Beyond conic combinations: Other parameterizations of kernel matrices can be used, some of them related to the extension of the η-trick which I mention in my previous post. For example, when using $K(\Lambda) = \Phi \Lambda \Phi^\top$ where $\Lambda$ is a symmetric positive semidefinite matrix, we obtain an equivalence with trace norm regularization [8].
Different constraints on η‘s: The trace penalty leads to a linear constraint on top of positivity. Other constraints can be used, such as $\ell_p$-norms for $p \geq 1$ [9], or constraints that induce specific behaviors on the selection of blocks of variables [7, section 3.4], e.g., block $\Phi^1$ always has to be selected before block $\Phi^2$.

Learning features or kernels?

In conclusion, we have seen two main ways of estimating data representations directly from data, which seem different: learning an explicit feature representation (often called an “embedding”) $\varphi_\eta(x)$ or the corresponding kernel $\varphi_\eta(x)^\top \varphi_\eta(x’)$, where features are only implicit. When using these representations through linear models (which is the standard way), using one or the other makes no difference in predictive performance, but usually it does on algorithms required to learn on these features, which may need one representation or the others.

For stochastic gradient based algorithms, using explicit $d$-dimensional representations leads to algorithms whose running-time complexity is proportional to $nd$, which, when $d$ is small, can be advantageous over the complexity in $O(n^2)$ associated with just computing the $n \times n$ kernel matrix. Therefore, explicit features numerically seem beneficial at first, but, specific techniques can be used (Nyström / column sampling or random features) to obtain a similar running time (again, to be explained in a future post). Thus, once appropriately done, going for features or kernels does not make a huge difference.
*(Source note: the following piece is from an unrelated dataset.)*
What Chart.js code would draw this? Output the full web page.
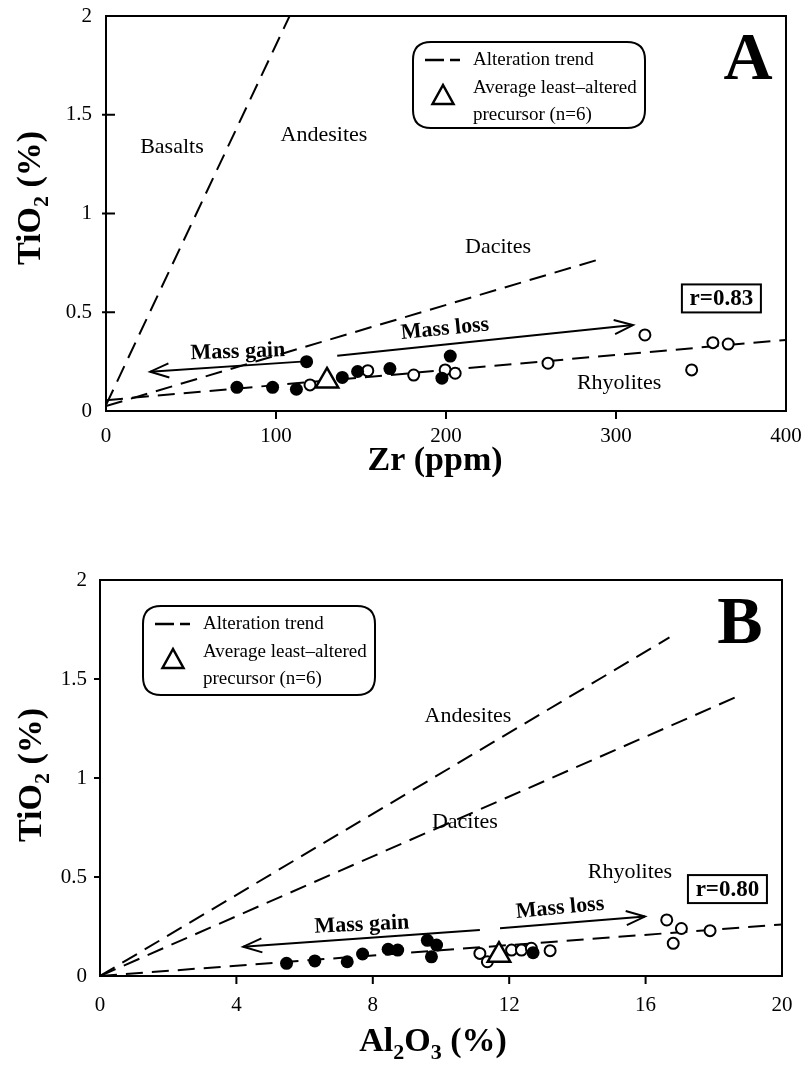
<!DOCTYPE html>
<html><head><meta charset="utf-8">
<script src="https://cdn.jsdelivr.net/npm/chart.js@4.4.1/dist/chart.umd.min.js"></script>
<style>
html,body{margin:0;padding:0;background:#fff;width:805px;height:1068px;overflow:hidden}
canvas{position:absolute;left:0}
#cA{top:0}#cB{top:534px}
</style></head><body>
<canvas id="cA" width="805" height="534"></canvas>
<canvas id="cB" width="805" height="534"></canvas>
<script>
// ---------- Panel A : TiO2 vs Zr ----------
const aZrTicks = [0, 100, 200, 300, 400];
const aTiTicks = [0, 0.5, 1, 1.5, 2];
const aFilledZr = [77, 98, 112, 118, 139, 148, 167, 197.6, 202.5];
const aFilledTi = [0.12, 0.12, 0.11, 0.25, 0.17, 0.2, 0.215, 0.166, 0.278];
const aHollowZr = [120, 154, 181, 199.5, 205.4, 260, 317, 344.5, 357, 366];
const aHollowTi = [0.132, 0.204, 0.182, 0.208, 0.191, 0.242, 0.385, 0.208, 0.346, 0.339];
const aPrecursorZr = [130];
const aPrecursorTi = [0.152];
const aTrendZr = [0, 400];
const aTrendTi = [0.055, 0.36];
const aBasaltLineZr = [0, 108];
const aBasaltLineTi = [0.03, 2];
const aDaciteLineZr = [0, 289];
const aDaciteLineTi = [0.025, 0.765];
const aGainZr = [115, 26];
const aGainTi = [0.25, 0.199];
const aLossZr = [136, 310];
const aLossTi = [0.28, 0.435];
const aR = 'r=0.83';

// ---------- Panel B : TiO2 vs Al2O3 ----------
const bAlTicks = [0, 4, 8, 12, 16, 20];
const bTiTicks = [0, 0.5, 1, 1.5, 2];
const bFilledAl = [5.47, 6.3, 7.25, 7.7, 8.45, 8.73, 9.6, 9.87, 9.72, 12.7];
const bFilledTi = [0.064, 0.076, 0.072, 0.111, 0.135, 0.131, 0.18, 0.156, 0.097, 0.118];
const bHollowAl = [11.14, 11.36, 12.07, 12.36, 12.65, 13.2, 16.62, 17.05, 16.81, 17.89];
const bHollowTi = [0.114, 0.072, 0.131, 0.131, 0.14, 0.128, 0.283, 0.24, 0.165, 0.229];
const bPrecursorAl = [11.7];
const bPrecursorTi = [0.105];
const bTrendAl = [0, 20];
const bTrendTi = [0, 0.26];
const bAndesiteLineAl = [0, 16.7];
const bAndesiteLineTi = [0, 1.71];
const bDaciteLineAl = [0, 18.67];
const bDaciteLineTi = [0, 1.41];
const bGainAl = [11.14, 4.2];
const bGainTi = [0.232, 0.148];
const bLossAl = [11.73, 15.98];
const bLossTi = [0.241, 0.3];
const bR = 'r=0.80';

const FF = "'Liberation Serif','Times New Roman',serif";
Chart.defaults.font.family = FF;
Chart.defaults.color = '#000';

const pts = (xs, ys) => xs.map((x, i) => ({x, y: ys[i]}));

function dashed(xs, ys) {
  return {type: 'line', data: pts(xs, ys), borderColor: '#000', borderWidth: 2,
    borderDash: [17, 9], pointRadius: 0, showLine: true, fill: false, order: 3};
}
function filled(xs, ys) {
  return {type: 'scatter', data: pts(xs, ys), pointRadius: 6.5, pointBackgroundColor: '#000',
    pointBorderColor: '#000', pointBorderWidth: 0, order: 1};
}
function hollow(xs, ys) {
  return {type: 'scatter', data: pts(xs, ys), pointRadius: 5.5, pointBackgroundColor: '#fff',
    pointBorderColor: '#000', pointBorderWidth: 2, order: 2};
}
function tri(xs, ys) {
  return {type: 'scatter', data: pts(xs, ys), pointStyle: 'triangle', pointRadius: 13,
    pointBackgroundColor: '#fff', pointBorderColor: '#000', pointBorderWidth: 2.5, order: 0};
}

function roundRect(ctx, x, y, w, h, r) {
  ctx.beginPath();
  ctx.moveTo(x + r, y); ctx.lineTo(x + w - r, y); ctx.quadraticCurveTo(x + w, y, x + w, y + r);
  ctx.lineTo(x + w, y + h - r); ctx.quadraticCurveTo(x + w, y + h, x + w - r, y + h);
  ctx.lineTo(x + r, y + h); ctx.quadraticCurveTo(x, y + h, x, y + h - r);
  ctx.lineTo(x, y + r); ctx.quadraticCurveTo(x, y, x + r, y); ctx.closePath();
}
function arrow(ctx, x1, y1, x2, y2) {
  ctx.lineWidth = 2; ctx.strokeStyle = '#000'; ctx.setLineDash([]);
  ctx.beginPath(); ctx.moveTo(x1, y1); ctx.lineTo(x2, y2); ctx.stroke();
  const a = Math.atan2(y2 - y1, x2 - x1), L = 20, w = 0.36;
  ctx.beginPath();
  ctx.moveTo(x2 - L * Math.cos(a - w), y2 - L * Math.sin(a - w));
  ctx.lineTo(x2, y2);
  ctx.lineTo(x2 - L * Math.cos(a + w), y2 - L * Math.sin(a + w));
  ctx.stroke();
}
function subText(ctx, parts, cx, cy, size, angle) {
  ctx.save(); ctx.translate(cx, cy); ctx.rotate(angle || 0);
  ctx.fillStyle = '#000'; ctx.textAlign = 'left'; ctx.textBaseline = 'alphabetic';
  const fonts = parts.map(p => `bold ${p[1] ? Math.round(size * 0.66) : size}px ${FF}`);
  const widths = parts.map((p, i) => { ctx.font = fonts[i]; return ctx.measureText(p[0]).width; });
  let x = -widths.reduce((a, b) => a + b, 0) / 2;
  parts.forEach((p, i) => { ctx.font = fonts[i]; ctx.fillText(p[0], x, size * 0.33 + (p[1] ? size * 0.24 : 0)); x += widths[i]; });
  ctx.restore();
}
function label(ctx, text, x, y, font, angle) {
  ctx.save(); ctx.translate(x, y); ctx.rotate(angle || 0);
  ctx.font = font; ctx.fillStyle = '#000'; ctx.textAlign = 'center'; ctx.textBaseline = 'middle';
  ctx.fillText(text, 0, 0); ctx.restore();
}

function makeChart(id, P) {
  const deco = {
    id: 'deco',
    afterDraw(chart) {
      const ctx = chart.ctx, ca = chart.chartArea;
      const sx = chart.scales.x, sy = chart.scales.y;
      const X = v => sx.getPixelForValue(v), Y = v => sy.getPixelForValue(v);
      ctx.save();
      ctx.setLineDash([]); ctx.strokeStyle = '#000'; ctx.lineWidth = 2;
      ctx.strokeRect(ca.left, ca.top, ca.right - ca.left, ca.bottom - ca.top);
      // tick marks
      ctx.beginPath();
      P.xTicks.slice(1, -1).forEach(v => { ctx.moveTo(X(v), ca.bottom); ctx.lineTo(X(v), ca.bottom + 8); });
      P.yTicks.slice(1, -1).forEach(v => { ctx.moveTo(ca.left - P.yTickOut, Y(v)); ctx.lineTo(ca.left + P.yTickIn, Y(v)); });
      ctx.stroke();
      // arrows
      arrow(ctx, X(P.gain[0][0]), Y(P.gain[1][0]), X(P.gain[0][1]), Y(P.gain[1][1]));
      arrow(ctx, X(P.loss[0][0]), Y(P.loss[1][0]), X(P.loss[0][1]), Y(P.loss[1][1]));
      // field and arrow labels
      P.fields.forEach(f => label(ctx, f[0], X(f[1]), Y(f[2]), `22px ${FF}`));
      label(ctx, 'Mass gain', X(P.gainLbl[0]), Y(P.gainLbl[1]), `bold 22px ${FF}`, P.gainLbl[2] * Math.PI / 180);
      label(ctx, 'Mass loss', X(P.lossLbl[0]), Y(P.lossLbl[1]), `bold 22px ${FF}`, P.lossLbl[2] * Math.PI / 180);
      // r box
      const rx = X(P.rPos[0]), ry = Y(P.rPos[1]);
      ctx.lineWidth = 2; ctx.strokeRect(rx - 39.5, ry - 14, 79, 28);
      label(ctx, P.r, rx, ry + 1, `bold 23px ${FF}`);
      // legend
      const L = P.legend;
      ctx.lineWidth = 2; roundRect(ctx, L.x, L.y, L.w, L.h, 18); ctx.stroke();
      ctx.lineWidth = 2.5; ctx.beginPath();
      ctx.moveTo(L.x + 12, L.y + 18); ctx.lineTo(L.x + 31, L.y + 18);
      ctx.moveTo(L.x + 37, L.y + 18); ctx.lineTo(L.x + 47, L.y + 18); ctx.stroke();
      ctx.beginPath();
      const tx = L.x + 30, ty = L.y + 54;
      ctx.moveTo(tx, ty - 11); ctx.lineTo(tx - 10.5, ty + 8); ctx.lineTo(tx + 10.5, ty + 8); ctx.closePath(); ctx.stroke();
      ctx.font = `19px ${FF}`; ctx.textAlign = 'left'; ctx.textBaseline = 'middle'; ctx.fillStyle = '#000';
      ctx.fillText('Alteration trend', L.x + 60, L.y + 18);
      ctx.fillText('Average least\u2013altered', L.x + 60, L.y + 46);
      ctx.fillText('precursor (n=6)', L.x + 60, L.y + 73);
      // panel letter
      label(ctx, P.letter[0], P.letter[1], P.letter[2], `bold 68px ${FF}`);
      // axis titles
      subText(ctx, [['TiO', 0], ['2', 1], [' (%)', 0]], P.yTitle[0], P.yTitle[1], 34, -Math.PI / 2);
      subText(ctx, P.xTitleParts, P.xTitle[0], P.xTitle[1], 34, 0);
      ctx.restore();
    }
  };
  return new Chart(document.getElementById(id), {
    data: {datasets: [
      ...P.lines.map(l => dashed(l[0], l[1])),
      filled(P.filled[0], P.filled[1]),
      hollow(P.hollow[0], P.hollow[1]),
      tri(P.prec[0], P.prec[1])
    ]},
    options: {
      responsive: false, animation: false, devicePixelRatio: 1, events: [],
      layout: {padding: {left: 0, right: 805 - P.area.right, top: P.area.top, bottom: 534 - P.area.bottom - 40}},
      plugins: {legend: {display: false}, tooltip: {enabled: false}},
      scales: {
        x: {type: 'linear', min: P.xTicks[0], max: P.xTicks[P.xTicks.length - 1],
          afterBuildTicks: s => { s.ticks = P.xTicks.map(v => ({value: v})); },
          afterFit: s => { s.height = 40; s.paddingLeft = 0; s.paddingRight = 0; },
          grid: {display: false, drawTicks: false}, border: {display: false},
          ticks: {font: {size: 21}, color: '#000', padding: P.xPad, maxRotation: 0,
            callback: (v) => String(v)}},
        y: {type: 'linear', min: P.yTicks[0], max: P.yTicks[P.yTicks.length - 1],
          afterBuildTicks: s => { s.ticks = P.yTicks.map(v => ({value: v})); },
          afterFit: s => { s.width = P.area.left; s.paddingTop = 0; s.paddingBottom = 0; },
          grid: {display: false, drawTicks: false}, border: {display: false},
          ticks: {font: {size: 21}, color: '#000', padding: P.yPad, callback: (v) => String(v)}}
      }
    },
    plugins: [deco]
  });
}

makeChart('cA', {
  area: {left: 106, right: 786, top: 16, bottom: 411},
  xTicks: aZrTicks, yTicks: aTiTicks, xPad: 13, yPad: 14, yTickOut: 4, yTickIn: 9,
  lines: [[aTrendZr, aTrendTi], [aBasaltLineZr, aBasaltLineTi], [aDaciteLineZr, aDaciteLineTi]],
  filled: [aFilledZr, aFilledTi], hollow: [aHollowZr, aHollowTi], prec: [aPrecursorZr, aPrecursorTi],
  gain: [aGainZr, aGainTi], loss: [aLossZr, aLossTi],
  fields: [['Basalts', 38.8, 1.337], ['Andesites', 128.2, 1.397], ['Dacites', 230.6, 0.83], ['Rhyolites', 301.8, 0.142]],
  gainLbl: [77.6, 0.299, -2], lossLbl: [199.4, 0.415, -5.6],
  rPos: [362, 0.57], r: aR,
  legend: {x: 413, y: 42, w: 232, h: 86},
  letter: ['A', 748, 61],
  yTitle: [29, 198], xTitle: [435, 459],
  xTitleParts: [['Zr (ppm)', 0]]
});

makeChart('cB', {
  area: {left: 100, right: 782, top: 46, bottom: 442},
  xTicks: bAlTicks, yTicks: bTiTicks, xPad: 17, yPad: 13, yTickOut: 6, yTickIn: 0,
  lines: [[bTrendAl, bTrendTi], [bAndesiteLineAl, bAndesiteLineTi], [bDaciteLineAl, bDaciteLineTi]],
  filled: [bFilledAl, bFilledTi], hollow: [bHollowAl, bHollowTi], prec: [bPrecursorAl, bPrecursorTi],
  gain: [bGainAl, bGainTi], loss: [bLossAl, bLossTi],
  fields: [['Andesites', 10.79, 1.313], ['Dacites', 10.7, 0.778], ['Rhyolites', 15.54, 0.525]],
  gainLbl: [7.68, 0.258, -2.6], lossLbl: [13.49, 0.343, -5.4],
  rPos: [18.4, 0.439], r: bR,
  legend: {x: 143, y: 72, w: 232, h: 89},
  letter: ['B', 740, 91],
  yTitle: [30, 241], xTitle: [433, 506],
  xTitleParts: [['Al', 0], ['2', 1], ['O', 0], ['3', 1], [' (%)', 0]]
});
</script>
</body></html>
The parametrization of the feature vector $\varphi_\eta(x)$ or the associated kernel makes however a key difference. To obtain a jointly convex representation in $(w,\eta)$, we need a representation in terms of kernels which is linear in $\eta$, which is a significant modelling limitation: only feature reweighting is possible, which is already useful in presence of many such features. However, when non-linear feature building is required, more complex parametrizations are needed. Empirically, although leading to jointly non-convex problems, they have been used efficiently and successfully in a wide variety of neural networks. Providing theoretical guarantees and guidelines on how to achieve such non-linear feature learning is an active area of research.

References

[1] Bernhard Schölkopf et Alexander Smola. Learning with kernels, MIT Press, 2002.
[2] Nello Cristianini and John Shawe-Taylor. Kernel Methods for Pattern Analysis, Cambridge University Press, 2004.
[3] Gert R. Lanckriet, Nello Cristianini, Peter Bartlett, Laurent El Ghaoui, and Michael I. Jordan. Learning the kernel matrix with semidefinite programming. Journal of Machine learning research, 5:27-72, 2004.
[4] Francis Bach, Gert R. G. Lanckriet, Michael I. Jordan. Multiple Kernel Learning, Conic Duality, and the SMO Algorithm. Proceedings of the International Conference on Machine Learning (ICML), 2004.
[5] Alain Rakotomamonjy, Francis Bach, Stéphane Canu, and Yves Grandvalet. SimpleMKL. Journal of Machine Learning Research, 9:2491-2521, 2008.
[6] Francis Bach. Consistency of the group Lasso and multiple kernel learning. Journal of Machine Learning Research, 9:1179-1225, 2008.
[7] Francis Bach, Rodolphe Jenatton, Julien Mairal, Guillaume Obozinski. Optimization with sparsity-inducing penalties. Foundations and Trends in Machine Learning, 4(1):1-106, 2012.
[8] Andreas Argyriou, Theodoros Evgeniou, and Massimiliano Pontil. Multi-task feature learning. Advances in Neural Information Processing Systems (NIPS), 2007.
[9] Marius Kloft, Ulf Brefeld, Sören Sonnenburg, Alexander Zien. $\ell_p$-Norm Multiple Kernel Learning. Journal of Machine Learning Research, 12:953−997, 2011.